Insufficient data poses a significant challenge during bad debt prediction, requiring a reevaluation of deployment strategies for models to adapt to diverse and sometimes sparse datasets encountered in financial markets.

This happened to me, while I was building a multi-modal network for predicting bad debts for one company I worked for. At one point, we faced a challenge: the company had very little data, which meant that even though the model achieved better results on historical test data than the previous one, we couldn’t immediately deploy it into production.

Instead, we initially launched it in shadow mode, which allowed it to make predictions during each credit decision, but the final decision was still made by a human. After each session, we provided feedback back to the model. This iterative approach allowed us to test the model’s performance in production conditions and identify any issues before allowing it to make any autonomous decisions. It also provided insights into what safeguards need to be implemented and in which situations the model should never make decisions on its own.

Rigorous QA processes are essential, including regular model updates, ongoing performance monitoring, and a robust framework to ensure fairness and compliance with privacy regulations.

Fraud detection models are essential for protecting businesses and consumers, but their deployment poses challenges due to fraudsters' adaptability. Ensuring the model distinguishes between genuine and fraudulent transactions is critical, with ethical considerations necessitating thorough quality assurance to prevent biases impacting specific demographics.

A compelling example from a major bank unfolds a cautionary tale in AI-driven fraud detection. The model, initially celebrated for its triumphs, ultimately revealed a critical oversight during a closer inspection. The model, designed to predict anomalies in transaction sequences, flagged suspicious transactions for manual review. However, a closer inspection of the model revealed a shocking oversight. The model's high accuracy on historical data was attributed to the fact that the "next transaction" it was predicting was already present in its input data. Essentially, the model was being trained with the answers already in hand.

This story emphasizes the critical importance of data integrity and meticulous model evaluation, calling for a thorough approach to testing and validating AI models, especially in sensitive areas such as fraud detection. As industries undergo the AI revolution, this narrative serves as a reminder that success depends not only on building models but also on building them correctly, prompting a thorough review of data and processes to ensure the integrity and reliability of AI systems.

Despite rigorous pre-deployment testing, stock price prediction models face challenges in real-world scenarios. QA in stock price prediction includes evaluating model performance across diverse market conditions, stress-testing against historical data, and regular updates with the latest market information.

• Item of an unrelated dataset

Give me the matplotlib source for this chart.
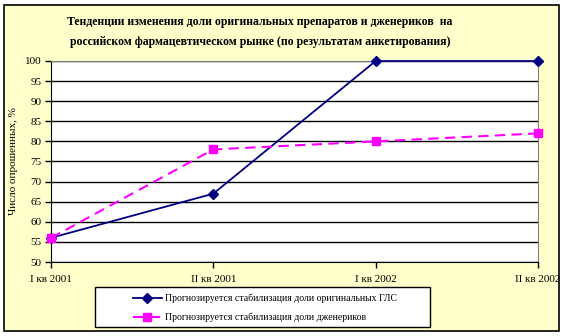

While working at a hedge fund, I was responsible for building a neural network model capable of making autonomous trading decisions. Stock trading poses unique challenges for AI models as the market’s inherent randomness and numerous anomalies make testing solutions before deploying them into production exceptionally difficult for conventional QA methods. After approximately a year of research, we developed a neural network that consistently outperformed the market on historical data, but due to resource constraints during the research phase, we couldn't conduct rigorous QA. 

Consequently, we decided to launch the built model into production in paper trading mode, making it the ultimate confirmation of the model's quality. The model performed exceptionally well for about six months, providing strong evidence that it was well-trained and possessed a suitable level of generalization. However, at a certain point, the model began allocating funds to companies whose stock prices were plummeting due to being on the verge of bankruptcy. It turned out that the cause of this situation was a classic survivorship bias. Despite the research team's awareness of survivorship bias and the implementation of several safeguards during training to prevent its occurrence, errors in data transformation for creating model targets occurred in an unexpected place.

Proper QA implementation by a separate team, independent of the research team, would have detected this issue before its launch to production. This experience highlighted the importance of thorough quality assurance processes, especially in complex and dynamic environments like financial markets.

In the financial sector, models making credit decisions must be explainable. Despite the sophistication of AI, the inability to provide clear explanations can lead to regulatory complications. QA processes should include regular audits to ensure that the deployed models align with the latest regulatory requirements. Additionally, risk management models must be tested for their resilience to extreme scenarios and unexpected events.

Collaboration with legal experts and compliance officers ensures that the models adhere to industry-specific regulations. QA efforts should encompass thorough documentation of model decisions and adherence to ethical guidelines to mitigate potential legal and reputational risks.